What the task requires:
Word for word, print each line of the listing below; pictures stay out.
++++
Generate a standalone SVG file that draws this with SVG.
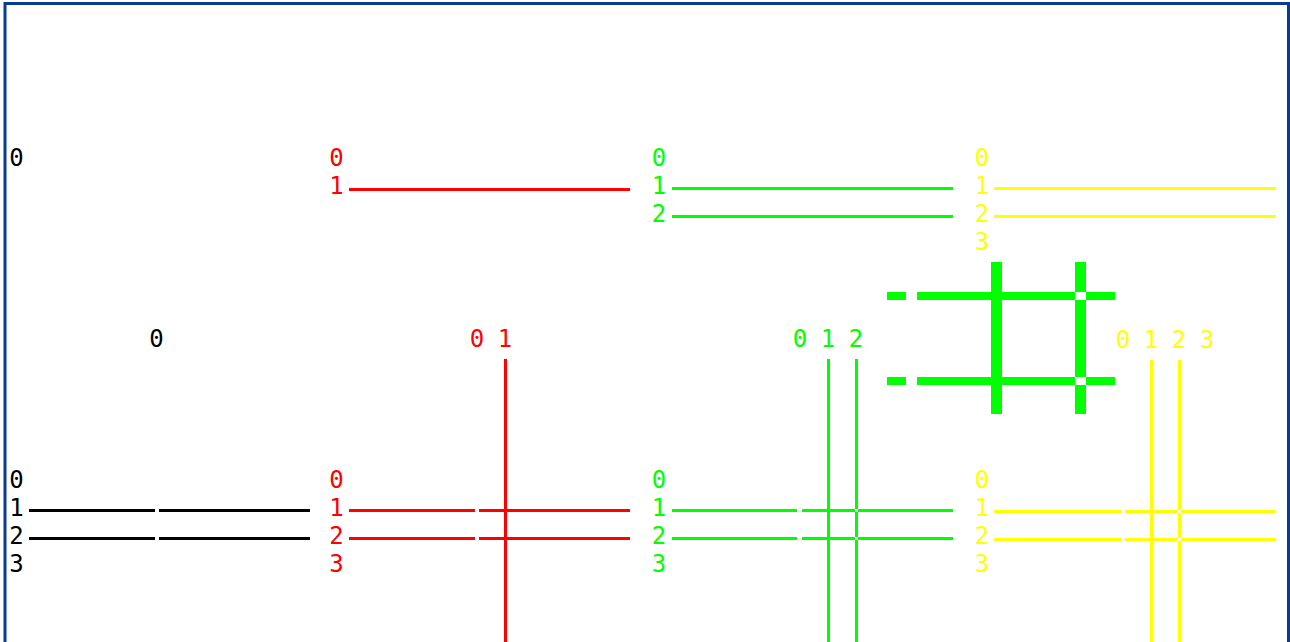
<svg xmlns="http://www.w3.org/2000/svg" width="1290" height="642" viewBox="0 0 1290 642">
<style>
text{font-family:"DejaVu Sans Mono","Liberation Mono",monospace;font-size:24px;text-anchor:middle}
.k{fill:#000}.r{fill:#ff0000}.g{fill:#00ff00}.y{fill:#ffff00}
line{stroke-width:3;shape-rendering:crispEdges}
.lk{stroke:#000}.lr{stroke:#ff0000}.lg{stroke:#00ff00}.ly{stroke:#ffff00}
.bar{fill:#00ff00;shape-rendering:crispEdges}
.hole{fill:#fff;shape-rendering:crispEdges}
</style>
<rect x="0" y="0" width="1290" height="642" fill="#fff"/>
<rect x="5" y="3.5" width="1283.5" height="720" fill="none" stroke="#0a3a96" stroke-width="3"/>

<g id="top-black">
<text class="k" x="16.5" y="166">0</text>
</g>
<g id="top-red">
<text class="r" x="336.5" y="166">0</text>
<text class="r" x="336.5" y="194">1</text>
</g>
<g id="top-green">
<text class="g" x="659" y="166">0</text>
<text class="g" x="659" y="194">1</text>
<text class="g" x="659" y="222">2</text>
</g>
<g id="top-yellow">
<text class="y" x="982" y="166">0</text>
<text class="y" x="982" y="194">1</text>
<text class="y" x="982" y="222">2</text>
<text class="y" x="982" y="250">3</text>
</g>

<g id="big-green">
<rect class="bar" x="887" y="292" width="19" height="8"/>
<rect class="bar" x="917" y="292" width="198" height="8"/>
<rect class="bar" x="887" y="377" width="19" height="8"/>
<rect class="bar" x="917" y="377" width="198" height="8"/>
<rect class="bar" x="991" y="262" width="11" height="152"/>
<rect class="bar" x="1075" y="262" width="11" height="152"/>
<rect class="hole" x="1075" y="292" width="11" height="8"/>
<rect class="hole" x="1075" y="377" width="11" height="8"/>
</g>

<g id="bottom-black">
<text class="k" x="156.5" y="347">0</text>
<text class="k" x="16.5" y="488">0</text>
<text class="k" x="16.5" y="516">1</text>
<text class="k" x="16.5" y="544">2</text>
<text class="k" x="16.5" y="572">3</text>
</g>
<g id="bottom-red">
<text class="r" x="477 491 505" y="347">0 1</text>
<text class="r" x="336.5" y="488">0</text>
<text class="r" x="336.5" y="516">1</text>
<text class="r" x="336.5" y="544">2</text>
<text class="r" x="336.5" y="572">3</text>
</g>
<g id="bottom-green">
<text class="g" x="800 814 828 842 856" y="347">0 1 2</text>
<text class="g" x="659" y="488">0</text>
<text class="g" x="659" y="516">1</text>
<text class="g" x="659" y="544">2</text>
<text class="g" x="659" y="572">3</text>
</g>
<g id="bottom-yellow">
<text class="y" x="1123 1137 1151 1165 1179 1193 1207" y="348">0 1 2 3</text>
<text class="y" x="982" y="488">0</text>
<text class="y" x="982" y="516">1</text>
<text class="y" x="982" y="544">2</text>
<text class="y" x="982" y="572">3</text>
</g>

<g id="connectors">
<line class="lr" x1="349" y1="189.5" x2="630" y2="189.5"/>
<line class="lg" x1="672" y1="188.5" x2="953" y2="188.5"/>
<line class="lg" x1="672" y1="216.5" x2="953" y2="216.5"/>
<line class="ly" x1="994" y1="188.5" x2="1276" y2="188.5"/>
<line class="ly" x1="994" y1="216.5" x2="1276" y2="216.5"/>

<line class="lk" x1="29" y1="510.5" x2="155" y2="510.5"/>
<line class="lk" x1="159" y1="510.5" x2="310" y2="510.5"/>
<line class="lk" x1="29" y1="538.5" x2="155" y2="538.5"/>
<line class="lk" x1="159" y1="538.5" x2="310" y2="538.5"/>

<line class="lr" x1="349" y1="510.5" x2="475" y2="510.5"/>
<line class="lr" x1="479" y1="510.5" x2="630" y2="510.5"/>
<line class="lr" x1="349" y1="538.5" x2="475" y2="538.5"/>
<line class="lr" x1="479" y1="538.5" x2="630" y2="538.5"/>
<line class="lr" x1="505.5" y1="359" x2="505.5" y2="642"/>

<line class="lg" x1="672" y1="510.5" x2="797" y2="510.5"/>
<line class="lg" x1="802" y1="510.5" x2="953" y2="510.5"/>
<line class="lg" x1="672" y1="538.5" x2="797" y2="538.5"/>
<line class="lg" x1="802" y1="538.5" x2="953" y2="538.5"/>
<line class="lg" x1="828.5" y1="359" x2="828.5" y2="642"/>
<line class="lg" x1="856.5" y1="359" x2="856.5" y2="642"/>
<rect class="hole" x="855" y="509" width="3" height="3"/>
<rect class="hole" x="855" y="537" width="3" height="3"/>

<line class="ly" x1="994" y1="511.5" x2="1121" y2="511.5"/>
<line class="ly" x1="1125" y1="511.5" x2="1276" y2="511.5"/>
<line class="ly" x1="994" y1="539.5" x2="1121" y2="539.5"/>
<line class="ly" x1="1125" y1="539.5" x2="1276" y2="539.5"/>
<line class="ly" x1="1151.5" y1="360" x2="1151.5" y2="642"/>
<line class="ly" x1="1179.5" y1="360" x2="1179.5" y2="642"/>
<rect class="hole" x="1178" y="510" width="3" height="3"/>
<rect class="hole" x="1178" y="538" width="3" height="3"/>
</g>
</svg>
++++
Answer to the problem:
Generate a standalone SVG file that draws this with SVG.
<svg xmlns="http://www.w3.org/2000/svg" width="1290" height="642" viewBox="0 0 1290 642">
<style>
text{font-family:"DejaVu Sans Mono","Liberation Mono",monospace;font-size:24px;text-anchor:middle}
.k{fill:#000}.r{fill:#ff0000}.g{fill:#00ff00}.y{fill:#ffff00}
line{stroke-width:3;shape-rendering:crispEdges}
.lk{stroke:#000}.lr{stroke:#ff0000}.lg{stroke:#00ff00}.ly{stroke:#ffff00}
.bar{fill:#00ff00;shape-rendering:crispEdges}
.hole{fill:#fff;shape-rendering:crispEdges}
</style>
<rect x="0" y="0" width="1290" height="642" fill="#fff"/>
<rect x="5" y="3.5" width="1283.5" height="720" fill="none" stroke="#0a3a96" stroke-width="3"/>

<g id="top-black">
<text class="k" x="16.5" y="166">0</text>
</g>
<g id="top-red">
<text class="r" x="336.5" y="166">0</text>
<text class="r" x="336.5" y="194">1</text>
</g>
<g id="top-green">
<text class="g" x="659" y="166">0</text>
<text class="g" x="659" y="194">1</text>
<text class="g" x="659" y="222">2</text>
</g>
<g id="top-yellow">
<text class="y" x="982" y="166">0</text>
<text class="y" x="982" y="194">1</text>
<text class="y" x="982" y="222">2</text>
<text class="y" x="982" y="250">3</text>
</g>

<g id="big-green">
<rect class="bar" x="887" y="292" width="19" height="8"/>
<rect class="bar" x="917" y="292" width="198" height="8"/>
<rect class="bar" x="887" y="377" width="19" height="8"/>
<rect class="bar" x="917" y="377" width="198" height="8"/>
<rect class="bar" x="991" y="262" width="11" height="152"/>
<rect class="bar" x="1075" y="262" width="11" height="152"/>
<rect class="hole" x="1075" y="292" width="11" height="8"/>
<rect class="hole" x="1075" y="377" width="11" height="8"/>
</g>

<g id="bottom-black">
<text class="k" x="156.5" y="347">0</text>
<text class="k" x="16.5" y="488">0</text>
<text class="k" x="16.5" y="516">1</text>
<text class="k" x="16.5" y="544">2</text>
<text class="k" x="16.5" y="572">3</text>
</g>
<g id="bottom-red">
<text class="r" x="477 491 505" y="347">0 1</text>
<text class="r" x="336.5" y="488">0</text>
<text class="r" x="336.5" y="516">1</text>
<text class="r" x="336.5" y="544">2</text>
<text class="r" x="336.5" y="572">3</text>
</g>
<g id="bottom-green">
<text class="g" x="800 814 828 842 856" y="347">0 1 2</text>
<text class="g" x="659" y="488">0</text>
<text class="g" x="659" y="516">1</text>
<text class="g" x="659" y="544">2</text>
<text class="g" x="659" y="572">3</text>
</g>
<g id="bottom-yellow">
<text class="y" x="1123 1137 1151 1165 1179 1193 1207" y="348">0 1 2 3</text>
<text class="y" x="982" y="488">0</text>
<text class="y" x="982" y="516">1</text>
<text class="y" x="982" y="544">2</text>
<text class="y" x="982" y="572">3</text>
</g>

<g id="connectors">
<line class="lr" x1="349" y1="189.5" x2="630" y2="189.5"/>
<line class="lg" x1="672" y1="188.5" x2="953" y2="188.5"/>
<line class="lg" x1="672" y1="216.5" x2="953" y2="216.5"/>
<line class="ly" x1="994" y1="188.5" x2="1276" y2="188.5"/>
<line class="ly" x1="994" y1="216.5" x2="1276" y2="216.5"/>

<line class="lk" x1="29" y1="510.5" x2="155" y2="510.5"/>
<line class="lk" x1="159" y1="510.5" x2="310" y2="510.5"/>
<line class="lk" x1="29" y1="538.5" x2="155" y2="538.5"/>
<line class="lk" x1="159" y1="538.5" x2="310" y2="538.5"/>

<line class="lr" x1="349" y1="510.5" x2="475" y2="510.5"/>
<line class="lr" x1="479" y1="510.5" x2="630" y2="510.5"/>
<line class="lr" x1="349" y1="538.5" x2="475" y2="538.5"/>
<line class="lr" x1="479" y1="538.5" x2="630" y2="538.5"/>
<line class="lr" x1="505.5" y1="359" x2="505.5" y2="642"/>

<line class="lg" x1="672" y1="510.5" x2="797" y2="510.5"/>
<line class="lg" x1="802" y1="510.5" x2="953" y2="510.5"/>
<line class="lg" x1="672" y1="538.5" x2="797" y2="538.5"/>
<line class="lg" x1="802" y1="538.5" x2="953" y2="538.5"/>
<line class="lg" x1="828.5" y1="359" x2="828.5" y2="642"/>
<line class="lg" x1="856.5" y1="359" x2="856.5" y2="642"/>
<rect class="hole" x="855" y="509" width="3" height="3"/>
<rect class="hole" x="855" y="537" width="3" height="3"/>

<line class="ly" x1="994" y1="511.5" x2="1121" y2="511.5"/>
<line class="ly" x1="1125" y1="511.5" x2="1276" y2="511.5"/>
<line class="ly" x1="994" y1="539.5" x2="1121" y2="539.5"/>
<line class="ly" x1="1125" y1="539.5" x2="1276" y2="539.5"/>
<line class="ly" x1="1151.5" y1="360" x2="1151.5" y2="642"/>
<line class="ly" x1="1179.5" y1="360" x2="1179.5" y2="642"/>
<rect class="hole" x="1178" y="510" width="3" height="3"/>
<rect class="hole" x="1178" y="538" width="3" height="3"/>
</g>
</svg>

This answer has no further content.